**RECORD LIST**
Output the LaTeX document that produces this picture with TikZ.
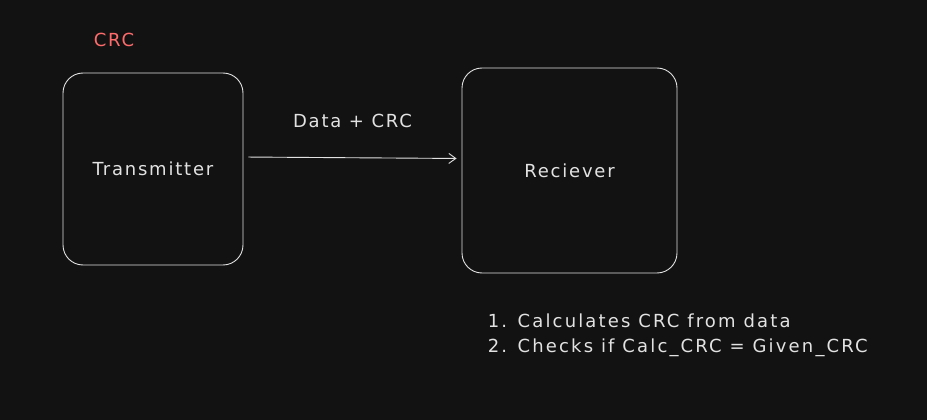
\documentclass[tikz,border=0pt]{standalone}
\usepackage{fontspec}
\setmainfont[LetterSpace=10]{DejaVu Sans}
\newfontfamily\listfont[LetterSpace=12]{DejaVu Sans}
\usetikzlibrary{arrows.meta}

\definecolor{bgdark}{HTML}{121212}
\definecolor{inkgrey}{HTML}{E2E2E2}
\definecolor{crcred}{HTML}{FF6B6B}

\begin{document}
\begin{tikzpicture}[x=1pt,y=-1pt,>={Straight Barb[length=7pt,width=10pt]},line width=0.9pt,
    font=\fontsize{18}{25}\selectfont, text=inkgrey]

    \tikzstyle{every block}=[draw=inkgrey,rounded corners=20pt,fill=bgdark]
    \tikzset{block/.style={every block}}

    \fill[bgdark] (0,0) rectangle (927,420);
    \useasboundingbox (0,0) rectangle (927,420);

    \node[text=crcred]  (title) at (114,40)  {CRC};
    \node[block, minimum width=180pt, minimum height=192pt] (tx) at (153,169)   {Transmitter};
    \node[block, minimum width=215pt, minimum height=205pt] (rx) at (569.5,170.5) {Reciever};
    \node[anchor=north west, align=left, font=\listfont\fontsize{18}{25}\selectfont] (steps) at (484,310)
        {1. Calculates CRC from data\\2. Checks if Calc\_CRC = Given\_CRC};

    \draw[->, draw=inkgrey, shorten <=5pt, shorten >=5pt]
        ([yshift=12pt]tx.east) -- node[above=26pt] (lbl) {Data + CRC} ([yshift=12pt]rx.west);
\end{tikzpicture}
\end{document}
...
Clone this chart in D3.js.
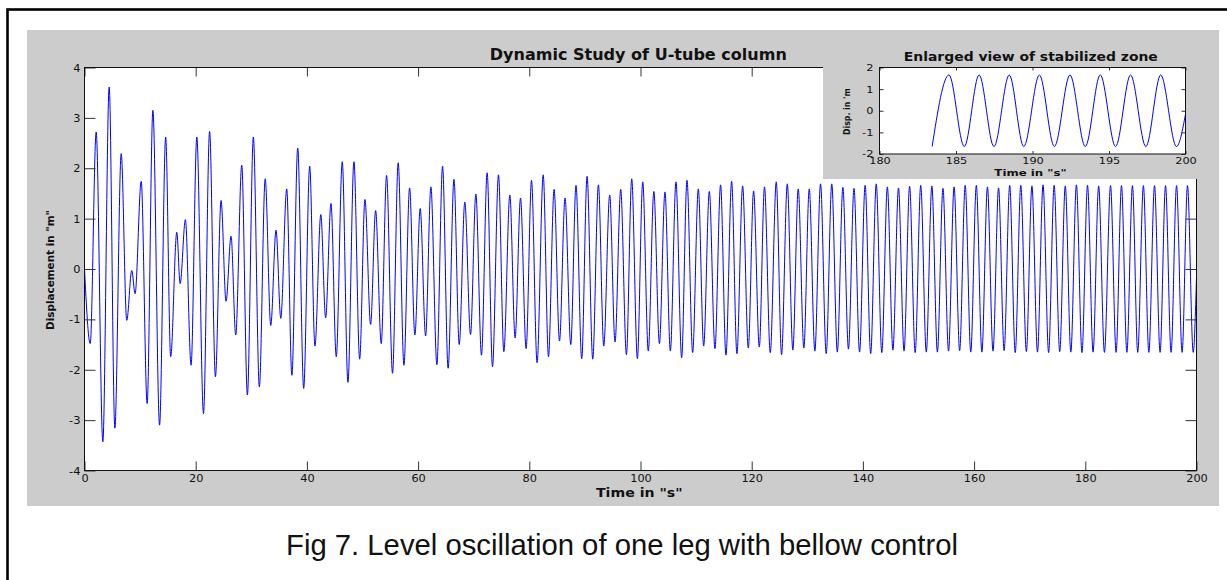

**EXERCISE**
Looking at the records above, report how many lines contain the word "this". Answer with the number only.

**WRITTEN ANSWER**
2